## start

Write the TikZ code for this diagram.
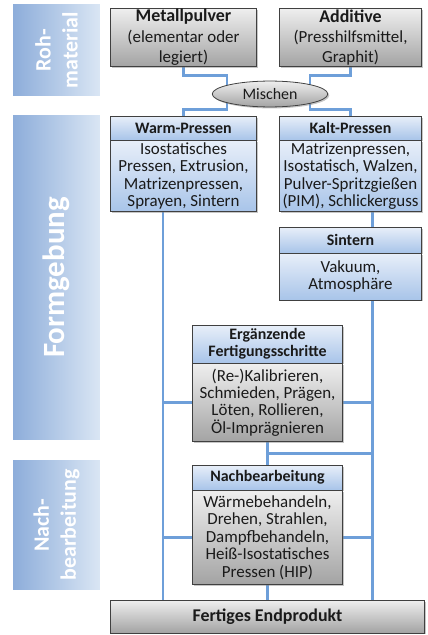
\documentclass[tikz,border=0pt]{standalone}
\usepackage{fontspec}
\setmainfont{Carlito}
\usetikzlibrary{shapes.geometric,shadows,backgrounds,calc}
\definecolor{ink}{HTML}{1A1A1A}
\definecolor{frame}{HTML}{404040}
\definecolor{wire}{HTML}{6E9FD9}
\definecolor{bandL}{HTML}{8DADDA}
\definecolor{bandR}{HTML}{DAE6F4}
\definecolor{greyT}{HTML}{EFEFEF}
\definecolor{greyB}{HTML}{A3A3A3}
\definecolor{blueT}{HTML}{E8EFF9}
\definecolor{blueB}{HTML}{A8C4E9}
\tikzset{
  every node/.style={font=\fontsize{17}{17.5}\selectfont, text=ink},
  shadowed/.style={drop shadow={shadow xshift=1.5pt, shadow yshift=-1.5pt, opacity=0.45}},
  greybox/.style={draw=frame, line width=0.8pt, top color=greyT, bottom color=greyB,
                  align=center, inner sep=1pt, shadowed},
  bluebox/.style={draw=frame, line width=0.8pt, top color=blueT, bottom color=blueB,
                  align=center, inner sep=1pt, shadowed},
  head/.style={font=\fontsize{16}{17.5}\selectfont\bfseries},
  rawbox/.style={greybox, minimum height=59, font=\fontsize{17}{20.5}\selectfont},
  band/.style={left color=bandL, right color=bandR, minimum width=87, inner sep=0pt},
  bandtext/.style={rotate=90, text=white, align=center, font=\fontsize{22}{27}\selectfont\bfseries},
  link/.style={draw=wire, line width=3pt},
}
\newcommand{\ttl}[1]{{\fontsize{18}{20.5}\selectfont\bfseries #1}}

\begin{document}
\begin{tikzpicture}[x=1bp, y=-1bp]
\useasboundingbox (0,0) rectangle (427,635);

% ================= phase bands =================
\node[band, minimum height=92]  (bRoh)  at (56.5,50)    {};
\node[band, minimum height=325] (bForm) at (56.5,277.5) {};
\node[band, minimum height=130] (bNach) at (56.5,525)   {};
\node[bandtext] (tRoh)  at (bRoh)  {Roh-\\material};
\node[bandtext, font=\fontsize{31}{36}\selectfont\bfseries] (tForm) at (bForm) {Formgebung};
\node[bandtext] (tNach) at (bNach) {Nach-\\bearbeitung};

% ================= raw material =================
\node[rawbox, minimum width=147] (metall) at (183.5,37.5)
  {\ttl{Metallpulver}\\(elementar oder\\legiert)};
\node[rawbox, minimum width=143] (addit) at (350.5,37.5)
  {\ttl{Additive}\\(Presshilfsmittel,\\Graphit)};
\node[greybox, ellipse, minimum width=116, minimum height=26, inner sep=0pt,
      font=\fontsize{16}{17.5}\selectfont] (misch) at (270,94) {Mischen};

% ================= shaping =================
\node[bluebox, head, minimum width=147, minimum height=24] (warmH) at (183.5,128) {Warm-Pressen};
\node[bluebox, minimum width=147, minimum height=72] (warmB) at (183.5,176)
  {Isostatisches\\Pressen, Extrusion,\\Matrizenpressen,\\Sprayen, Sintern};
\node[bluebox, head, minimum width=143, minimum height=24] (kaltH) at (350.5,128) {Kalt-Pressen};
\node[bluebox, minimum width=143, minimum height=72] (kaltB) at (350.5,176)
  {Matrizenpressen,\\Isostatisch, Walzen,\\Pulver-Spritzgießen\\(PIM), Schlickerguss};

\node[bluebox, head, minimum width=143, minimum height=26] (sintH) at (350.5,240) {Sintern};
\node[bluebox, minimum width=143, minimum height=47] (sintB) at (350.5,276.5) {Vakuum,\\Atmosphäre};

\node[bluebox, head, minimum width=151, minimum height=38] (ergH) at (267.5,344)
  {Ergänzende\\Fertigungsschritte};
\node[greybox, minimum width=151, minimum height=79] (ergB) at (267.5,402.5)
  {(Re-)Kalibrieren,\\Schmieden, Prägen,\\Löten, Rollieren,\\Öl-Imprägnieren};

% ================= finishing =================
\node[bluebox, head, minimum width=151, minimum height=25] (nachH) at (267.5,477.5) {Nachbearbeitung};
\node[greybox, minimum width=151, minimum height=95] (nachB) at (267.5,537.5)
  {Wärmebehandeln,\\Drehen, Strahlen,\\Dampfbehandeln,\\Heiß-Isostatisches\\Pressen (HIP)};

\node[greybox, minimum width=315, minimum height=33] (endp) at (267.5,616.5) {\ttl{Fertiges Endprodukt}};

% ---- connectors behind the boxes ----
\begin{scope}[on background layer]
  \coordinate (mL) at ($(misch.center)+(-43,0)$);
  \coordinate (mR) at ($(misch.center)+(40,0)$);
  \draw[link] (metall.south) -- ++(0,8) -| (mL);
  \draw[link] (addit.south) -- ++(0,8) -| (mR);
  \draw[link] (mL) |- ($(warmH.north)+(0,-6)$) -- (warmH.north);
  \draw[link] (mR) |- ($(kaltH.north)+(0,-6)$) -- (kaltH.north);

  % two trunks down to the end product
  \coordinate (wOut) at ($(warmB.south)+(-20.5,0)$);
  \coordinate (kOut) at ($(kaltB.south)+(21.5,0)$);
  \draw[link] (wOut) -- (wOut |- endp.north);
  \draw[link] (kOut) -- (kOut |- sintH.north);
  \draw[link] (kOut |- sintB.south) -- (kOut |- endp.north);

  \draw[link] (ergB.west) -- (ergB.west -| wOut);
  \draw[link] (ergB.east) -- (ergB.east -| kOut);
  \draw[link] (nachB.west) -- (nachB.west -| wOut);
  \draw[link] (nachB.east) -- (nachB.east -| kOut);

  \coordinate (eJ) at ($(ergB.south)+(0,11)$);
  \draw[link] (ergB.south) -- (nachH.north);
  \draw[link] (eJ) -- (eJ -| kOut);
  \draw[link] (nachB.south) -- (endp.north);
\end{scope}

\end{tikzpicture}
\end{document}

## end

# Work required
Copy the listing exactly. Any image in it stays out of the copy.

# Written solution
Write the TikZ code for this diagram.
\documentclass[tikz,border=0pt]{standalone}
\usepackage{fontspec}
\setmainfont{Carlito}
\usetikzlibrary{shapes.geometric,shadows,backgrounds,calc}
\definecolor{ink}{HTML}{1A1A1A}
\definecolor{frame}{HTML}{404040}
\definecolor{wire}{HTML}{6E9FD9}
\definecolor{bandL}{HTML}{8DADDA}
\definecolor{bandR}{HTML}{DAE6F4}
\definecolor{greyT}{HTML}{EFEFEF}
\definecolor{greyB}{HTML}{A3A3A3}
\definecolor{blueT}{HTML}{E8EFF9}
\definecolor{blueB}{HTML}{A8C4E9}
\tikzset{
  every node/.style={font=\fontsize{17}{17.5}\selectfont, text=ink},
  shadowed/.style={drop shadow={shadow xshift=1.5pt, shadow yshift=-1.5pt, opacity=0.45}},
  greybox/.style={draw=frame, line width=0.8pt, top color=greyT, bottom color=greyB,
                  align=center, inner sep=1pt, shadowed},
  bluebox/.style={draw=frame, line width=0.8pt, top color=blueT, bottom color=blueB,
                  align=center, inner sep=1pt, shadowed},
  head/.style={font=\fontsize{16}{17.5}\selectfont\bfseries},
  rawbox/.style={greybox, minimum height=59, font=\fontsize{17}{20.5}\selectfont},
  band/.style={left color=bandL, right color=bandR, minimum width=87, inner sep=0pt},
  bandtext/.style={rotate=90, text=white, align=center, font=\fontsize{22}{27}\selectfont\bfseries},
  link/.style={draw=wire, line width=3pt},
}
\newcommand{\ttl}[1]{{\fontsize{18}{20.5}\selectfont\bfseries #1}}

\begin{document}
\begin{tikzpicture}[x=1bp, y=-1bp]
\useasboundingbox (0,0) rectangle (427,635);

% ================= phase bands =================
\node[band, minimum height=92]  (bRoh)  at (56.5,50)    {};
\node[band, minimum height=325] (bForm) at (56.5,277.5) {};
\node[band, minimum height=130] (bNach) at (56.5,525)   {};
\node[bandtext] (tRoh)  at (bRoh)  {Roh-\\material};
\node[bandtext, font=\fontsize{31}{36}\selectfont\bfseries] (tForm) at (bForm) {Formgebung};
\node[bandtext] (tNach) at (bNach) {Nach-\\bearbeitung};

% ================= raw material =================
\node[rawbox, minimum width=147] (metall) at (183.5,37.5)
  {\ttl{Metallpulver}\\(elementar oder\\legiert)};
\node[rawbox, minimum width=143] (addit) at (350.5,37.5)
  {\ttl{Additive}\\(Presshilfsmittel,\\Graphit)};
\node[greybox, ellipse, minimum width=116, minimum height=26, inner sep=0pt,
      font=\fontsize{16}{17.5}\selectfont] (misch) at (270,94) {Mischen};

% ================= shaping =================
\node[bluebox, head, minimum width=147, minimum height=24] (warmH) at (183.5,128) {Warm-Pressen};
\node[bluebox, minimum width=147, minimum height=72] (warmB) at (183.5,176)
  {Isostatisches\\Pressen, Extrusion,\\Matrizenpressen,\\Sprayen, Sintern};
\node[bluebox, head, minimum width=143, minimum height=24] (kaltH) at (350.5,128) {Kalt-Pressen};
\node[bluebox, minimum width=143, minimum height=72] (kaltB) at (350.5,176)
  {Matrizenpressen,\\Isostatisch, Walzen,\\Pulver-Spritzgießen\\(PIM), Schlickerguss};

\node[bluebox, head, minimum width=143, minimum height=26] (sintH) at (350.5,240) {Sintern};
\node[bluebox, minimum width=143, minimum height=47] (sintB) at (350.5,276.5) {Vakuum,\\Atmosphäre};

\node[bluebox, head, minimum width=151, minimum height=38] (ergH) at (267.5,344)
  {Ergänzende\\Fertigungsschritte};
\node[greybox, minimum width=151, minimum height=79] (ergB) at (267.5,402.5)
  {(Re-)Kalibrieren,\\Schmieden, Prägen,\\Löten, Rollieren,\\Öl-Imprägnieren};

% ================= finishing =================
\node[bluebox, head, minimum width=151, minimum height=25] (nachH) at (267.5,477.5) {Nachbearbeitung};
\node[greybox, minimum width=151, minimum height=95] (nachB) at (267.5,537.5)
  {Wärmebehandeln,\\Drehen, Strahlen,\\Dampfbehandeln,\\Heiß-Isostatisches\\Pressen (HIP)};

\node[greybox, minimum width=315, minimum height=33] (endp) at (267.5,616.5) {\ttl{Fertiges Endprodukt}};

% ---- connectors behind the boxes ----
\begin{scope}[on background layer]
  \coordinate (mL) at ($(misch.center)+(-43,0)$);
  \coordinate (mR) at ($(misch.center)+(40,0)$);
  \draw[link] (metall.south) -- ++(0,8) -| (mL);
  \draw[link] (addit.south) -- ++(0,8) -| (mR);
  \draw[link] (mL) |- ($(warmH.north)+(0,-6)$) -- (warmH.north);
  \draw[link] (mR) |- ($(kaltH.north)+(0,-6)$) -- (kaltH.north);

  % two trunks down to the end product
  \coordinate (wOut) at ($(warmB.south)+(-20.5,0)$);
  \coordinate (kOut) at ($(kaltB.south)+(21.5,0)$);
  \draw[link] (wOut) -- (wOut |- endp.north);
  \draw[link] (kOut) -- (kOut |- sintH.north);
  \draw[link] (kOut |- sintB.south) -- (kOut |- endp.north);

  \draw[link] (ergB.west) -- (ergB.west -| wOut);
  \draw[link] (ergB.east) -- (ergB.east -| kOut);
  \draw[link] (nachB.west) -- (nachB.west -| wOut);
  \draw[link] (nachB.east) -- (nachB.east -| kOut);

  \coordinate (eJ) at ($(ergB.south)+(0,11)$);
  \draw[link] (ergB.south) -- (nachH.north);
  \draw[link] (eJ) -- (eJ -| kOut);
  \draw[link] (nachB.south) -- (endp.north);
\end{scope}

\end{tikzpicture}
\end{document}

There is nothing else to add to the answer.